Definition of inclusion
Terms and concepts change their meaning in the process of awareness-raising, both theoretically and practically. This article uses the term inclusion in accordance with its current national and European usage in legal and sociological discourse. In contrast to integration, inclusion does not aim at the individual’s adaptation, but at enabling comprehensive participation/involvement and implies, in social terms, a change of the conditions in society as well as society as a whole to allow for inclusion.
The sociological dimension of inclusion
It was Talcott Parsons who introduced the term inclusion in sociological theory. The term was then developed by Niklas Luhmann. Parson understands inclusion in the evolutionary development of society as the involvement of players who have been excluded so far in subsystems. According to Luhmann, inclusion means participating in the benefits of the various functional systems. Émile Durkheim defines inclusion as the successful realisation of social solidarity. Michel Foucault ascribes a disciplinary character to exclusion as well as inclusion. Pierre Bourdieu‘s theory of inequality is equally founded on the dichotomy of inclusion and exclusion. Another author associated with the sociological concept of inclusion is the British sociologist Thomas H. Marshall, who founded the welfare-state concept of citizenship.
“For persons with disabilities, inclusion means to participate actively and self-determinedly in life and society with full civil rights.”
The Convention on the Rights of Persons with Disabilities was adopted on 13 May 2006 by the UN General Assembly in New York based on the Universal Declaration of Human Rights and took effect on 3 May 2008. The UN Convention on the Rights of Persons with Disabilities (CRPD) is an international law treaty, concluded by 177 states and the European Union by ratification, accession or (in the case of the EU) formal confirmation. It spells out in concrete terms the eight human rights conventions existing to date for the life situations of persons with disabilities.
Article 3 of the Convention lays down the guiding principles:
a) Respect for inherent dignity, individual autonomy including the freedom to make one’s own choices, and independence of persons;
d) Full and effective participation and inclusion in society;
d) Respect for difference and acceptance of persons with disabilities as part of human diversity and humanity;
e) Equality of opportunity;
g) Equality between men and women;
h) Respect for the evolving capacities of children with disabilities and respect for the right of children with disabilities to preserve their identities.

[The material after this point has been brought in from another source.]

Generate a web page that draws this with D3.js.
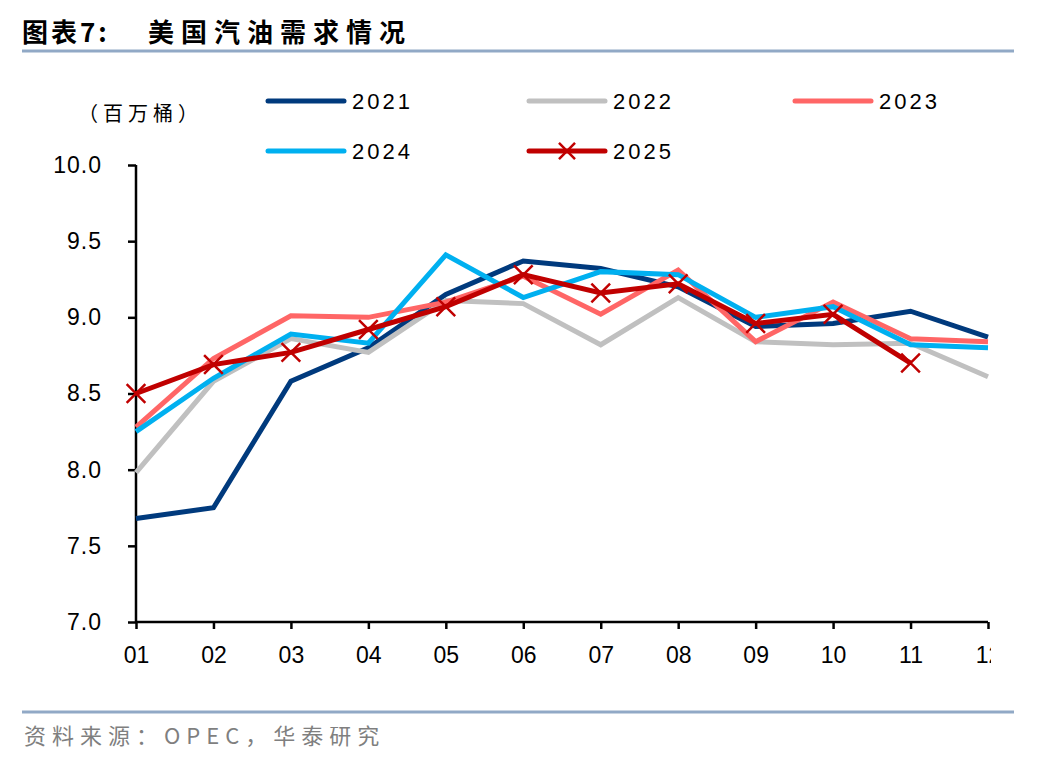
<!DOCTYPE html>
<html>
<head>
<meta charset="utf-8">
<script src="https://cdn.jsdelivr.net/npm/d3@7"></script>
<style>
  body { margin: 0; background: #fff; }
  svg { display: block; }
</style>
</head>
<body>
<div id="chart"></div>
<script>
// month labels on the x axis
var months = ["01", "02", "03", "04", "05", "06", "07", "08", "09", "10", "11", "12"];
var yTicks = [7.0, 7.5, 8.0, 8.5, 9.0, 9.5, 10.0];

// US gasoline demand, million barrels per day
var y2021 = [7.68, 7.75, 8.58, 8.80, 9.15, 9.37, 9.32, 9.20, 8.94, 8.96, 9.04, 8.87];
var y2022 = [7.98, 8.58, 8.86, 8.77, 9.11, 9.09, 8.82, 9.13, 8.84, 8.82, 8.83, 8.61];
var y2023 = [8.28, 8.73, 9.01, 9.00, 9.10, 9.27, 9.02, 9.31, 8.84, 9.10, 8.86, 8.84];
var y2024 = [8.25, 8.60, 8.89, 8.83, 9.41, 9.13, 9.30, 9.28, 9.00, 9.07, 8.82, 8.80];
var y2025 = [8.50, 8.69, 8.77, 8.92, 9.07, 9.28, 9.16, 9.22, 8.96, 9.02, 8.70];

var seriesNames = ["2021", "2022", "2023", "2024", "2025"];
var seriesColors = ["#003A7D", "#C0C0C0", "#FF6666", "#00B0F0", "#C00000"];
var seriesValues = [y2021, y2022, y2023, y2024, y2025];

var w = 1048, h = 760;
var svg = d3.select("#chart").append("svg")
    .attr("width", w)
    .attr("height", h);

var cjk = "'Noto Sans CJK SC', 'Noto Sans', sans-serif";
var latin = "'Liberation Sans', Arial, sans-serif";

// title + rule
svg.append("text")
    .attr("x", 22).attr("y", 42)
    .style("font-family", cjk)
    .style("font-weight", "bold")
    .style("font-size", "26px")
    .style("letter-spacing", "3px")
    .style("fill", "#000")
    .text("图表7:");
svg.append("text")
    .attr("x", 148).attr("y", 42)
    .style("font-family", cjk)
    .style("font-weight", "bold")
    .style("font-size", "26px")
    .style("letter-spacing", "7px")
    .style("fill", "#000")
    .text("美国汽油需求情况");
svg.append("line")
    .attr("x1", 22).attr("x2", 1014)
    .attr("y1", 51).attr("y2", 51)
    .style("stroke", "#91A9C6")
    .style("stroke-width", 3);

// unit label
svg.append("text")
    .attr("x", 78).attr("y", 121)
    .style("font-family", cjk)
    .style("font-size", "20px")
    .style("letter-spacing", "5px")
    .style("fill", "#000")
    .text("（百万桶）");

// plot area bounds
var pLeft = 136, pRight = 988, pTop = 165, pBottom = 622;
var xScale = d3.scalePoint().domain(months).range([pLeft, pRight]);
var yScale = d3.scaleLinear().domain([7, 10]).range([pBottom, pTop]);

// axes
var yAxis = svg.append("g")
    .attr("transform", `translate(${pLeft},0)`)
    .call(d3.axisLeft(yScale)
        .tickValues(yTicks)
        .tickSize(8)
        .tickPadding(25)
        .tickFormat(d3.format(".1f")));

// x labels are cut off just past the last tick, like the source
var xAxis = svg.append("g")
    .attr("transform", `translate(0,${pBottom})`)
    .attr("clip-path", "url(#xclip)")
    .call(d3.axisBottom(xScale)
        .tickSize(7)
        .tickPadding(18));

xAxis.append("clipPath").attr("id", "xclip")
    .append("rect")
    .attr("x", 100).attr("y", -20)
    .attr("width", 891).attr("height", 90);

svg.selectAll(".domain")
    .style("stroke", "#000")
    .style("stroke-width", 2.5);
svg.selectAll(".tick line")
    .style("stroke", "#000")
    .style("stroke-width", 2.5);
svg.selectAll(".tick text")
    .style("font-family", latin)
    .style("font-size", "23px")
    .style("fill", "#000");
yAxis.selectAll(".tick text")
    .attr("dx", -1)
    .style("letter-spacing", "1px");
// drop the outer tick stubs on the axis paths
yAxis.select(".domain").attr("d", `M0,${pTop}V${pBottom}`);
xAxis.select(".domain").attr("d", `M${pLeft},0H${pRight}`);

// lines
var line = d3.line()
    .x((d, i) => xScale(months[i]))
    .y(d => yScale(d));

svg.selectAll(".series")
    .data(seriesValues)
    .enter().append("path")
    .attr("class", "series")
    .attr("d", d => line(d))
    .style("fill", "none")
    .style("stroke", (d, i) => seriesColors[i])
    .style("stroke-width", 5)
    .style("stroke-linejoin", "miter");

// x markers for 2025
var cross = d3.symbol().type(d3.symbolTimes).size(230);
svg.selectAll(".mark")
    .data(y2025)
    .enter().append("path")
    .attr("class", "mark")
    .attr("transform", (d, i) => `translate(${xScale(months[i])},${yScale(d)})`)
    .attr("d", cross)
    .style("fill", "none")
    .style("stroke", seriesColors[4])
    .style("stroke-width", 2.5);

// legend
var legendPos = [
    { x: 266, y: 101 }, { x: 527, y: 101 }, { x: 793, y: 101 },
    { x: 266, y: 151 }, { x: 527, y: 151 }
];
var legend = svg.selectAll(".legend")
    .data(seriesNames)
    .enter().append("g")
    .attr("class", "legend")
    .attr("transform", (d, i) => `translate(${legendPos[i].x},${legendPos[i].y})`);

legend.append("line")
    .attr("x1", 2).attr("x2", 78)
    .attr("y1", 0).attr("y2", 0)
    .style("stroke", (d, i) => seriesColors[i])
    .style("stroke-width", 5)
    .style("stroke-linecap", "round");

legend.filter((d, i) => i === 4)
    .append("path")
    .attr("transform", "translate(40,0)")
    .attr("d", d3.symbol().type(d3.symbolTimes).size(170))
    .style("fill", "none")
    .style("stroke", seriesColors[4])
    .style("stroke-width", 2.5);

legend.append("text")
    .attr("x", 86).attr("y", 8)
    .style("font-family", latin)
    .style("font-size", "22px")
    .style("letter-spacing", "3px")
    .style("fill", "#000")
    .text(d => d);

// footer
svg.append("line")
    .attr("x1", 22).attr("x2", 1014)
    .attr("y1", 712).attr("y2", 712)
    .style("stroke", "#91A9C6")
    .style("stroke-width", 3);
svg.append("text")
    .attr("x", 24).attr("y", 744)
    .style("font-family", cjk)
    .style("font-size", "22px")
    .style("letter-spacing", "6px")
    .style("fill", "#7F7F7F")
    .text("资料来源：OPEC，华泰研究");
</script>
</body>
</html>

Article 4 of the UN Convention on the Rights of Persons with Disabilities reads: “the full realisation of all human rights and fundamental freedoms for all persons with disabilities without discrimination of any kind of the basis of disability.”
According to Article 4 (2) of the Convention, these rights need not be realized immediately but “progressively” — without prejudice to those obligations contained in the Convention that are immediately applicable according to international law. The Convention may thus be realised by a State Party progressively “to the maximum of its available resources”.
This limitation clearly shows that while the Convention should be practically implementable, it is well understood that any change of laws for inclusion and the implementation of accessibility takes some time as well as construction measures, training, or staff.
Progressive realisation relates to economic, social and cultural rights; it therefore refers to the human rights laid down in the UN Social Covenant.